Fig. 74.—Lunar landscape with the Earth in the sky.

Yes, thanks to us, the inhabitants of the lunar hemisphere turned toward us are gratified by the sight of a splendid nocturnal torch, doubtless less white than our own despite the clouds with which the terrestrial globe is studded, and shaded in a tender tone of bluish emerald-green. The royal orb of their long nights, the Earth, gives them moonlight of unparalleled beauty, and we may say without false modesty that our presence in the lunar sky must produce marvelous and absolutely fairy-like effects.

Maybe, they envy us our globe, a dazzling dwelling-place whose splendor radiates through space; they see its greenish clarity varying with the extent of cloud that veils its seas and continents, and they observe its motion of rotation, by which all the countries of our planet are revealed in succession to its admirers.
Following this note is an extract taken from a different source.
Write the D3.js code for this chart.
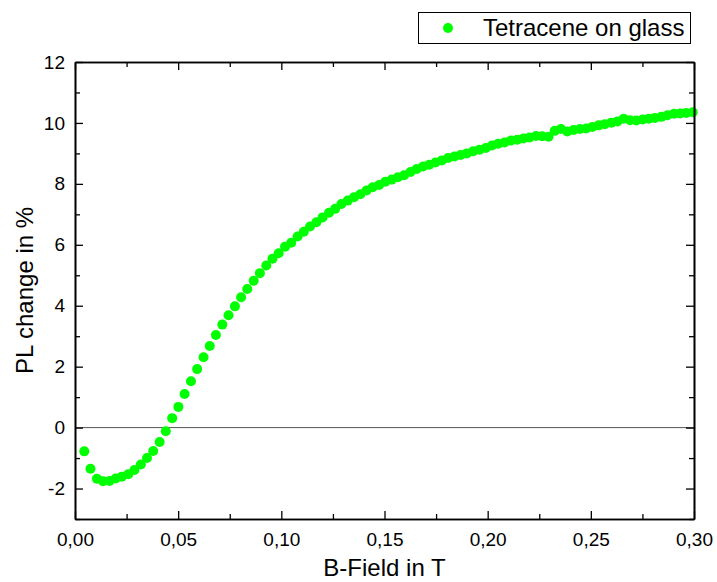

We are talking of these pageants seen from the Moon, and of the inhabitants of our satellite as if they really existed. The sterile and desolate aspect of the lunar world, however, rather brings us to the conclusion that such inhabitants are non-existent, although we have no authorization for affirming this. That they have existed seems to me beyond doubt. The lunar volcanoes had a considerable activity, in an atmosphere that allowed the white volcanic ashes to be carried a long way by the winds, figuring round the craters the stellar rays that are still so striking. These cinders were spread over the soil, preserving all its asperities of outline, a little heaped up on the side to which they were impelled. The magnificent photographs recently made at the Paris Observatory by MM. Loewy and Puiseux are splendid evidence of these projections. In this era of planetary activity there were liquids and gases on the surface of the lunar globe, which appear subsequently to have been entirely absorbed. Now the teaching of our own planet is that Nature nowhere remains infertile, and that the production of Life is a law so general and so imperious that life develops at its own expense, sooner than abstain from developing. Accordingly, it is difficult to suppose that the lunar elements can have remained inactive, when only next door they exhibited such fecundity upon our globe. Yes, the Moon has been inhabited by beings doubtless very different from ourselves, and perhaps may still be, although this globe has run through the phases of its astral life more rapidly than our own, and the daughter is relatively older than the mother.

The duration of the life of the worlds appears to have been in proportion with their masses. The Moon cooled and mineralized more quickly than the Earth. Jupiter is still fluid.

The progress of optics brings us already very close to this neighboring province. 'Tis a pity we can not get a little nearer!

A telescopic magnification of 2,000 puts the Moon at 384,000⁄2,000 or 192 kilometers (some 120 miles) from our eye. Practically we can obtain no more, either from the most powerful instruments, or from photographic enlargements. Sometimes, exceptionally, enlargements of 3,000 can be used. This = 384,000⁄3,000 or 128 kilometers (some 80 miles). Undoubtedly, this is an admirable result, which does the greatest honor to human intelligence. But it is still too far to enable us to determine anything in regard to lunar life.

Any one who likes to be impressed by grand and magnificent sights may turn even a modest field-glass upon our luminous satellite, at about first quarter, when the relief of its surface, illuminated obliquely by the Sun, is at its greatest value. If you examine our neighbor world at this period, for choice at the hour of sunset, you will be astonished at its brilliancy and beauty. Its outlines, its laces, and embroideries, give the image of a jewel of shining silver, translucent, fluid, palpitating in the ether. Nothing could be more beautiful, nothing purer, and more celestial, than this lunar globe floating in the silence of space, and sending back to us as in some fairy dream the solar illumination that floods it. But yesterday I received the same impression, watching a great ring half standing out, and following the progress of the Sun as it mounted the lunar horizon to touch these silvered peaks. And I reflected that it is indeed inconceivable that 999,999⁄1,000,000 of the inhabitants of our planet should pass their lives without ever having attended to this pageant, nor to any of those others which the divine Urania scatters so profusely beneath the wondering gaze of the observers of the Heavens.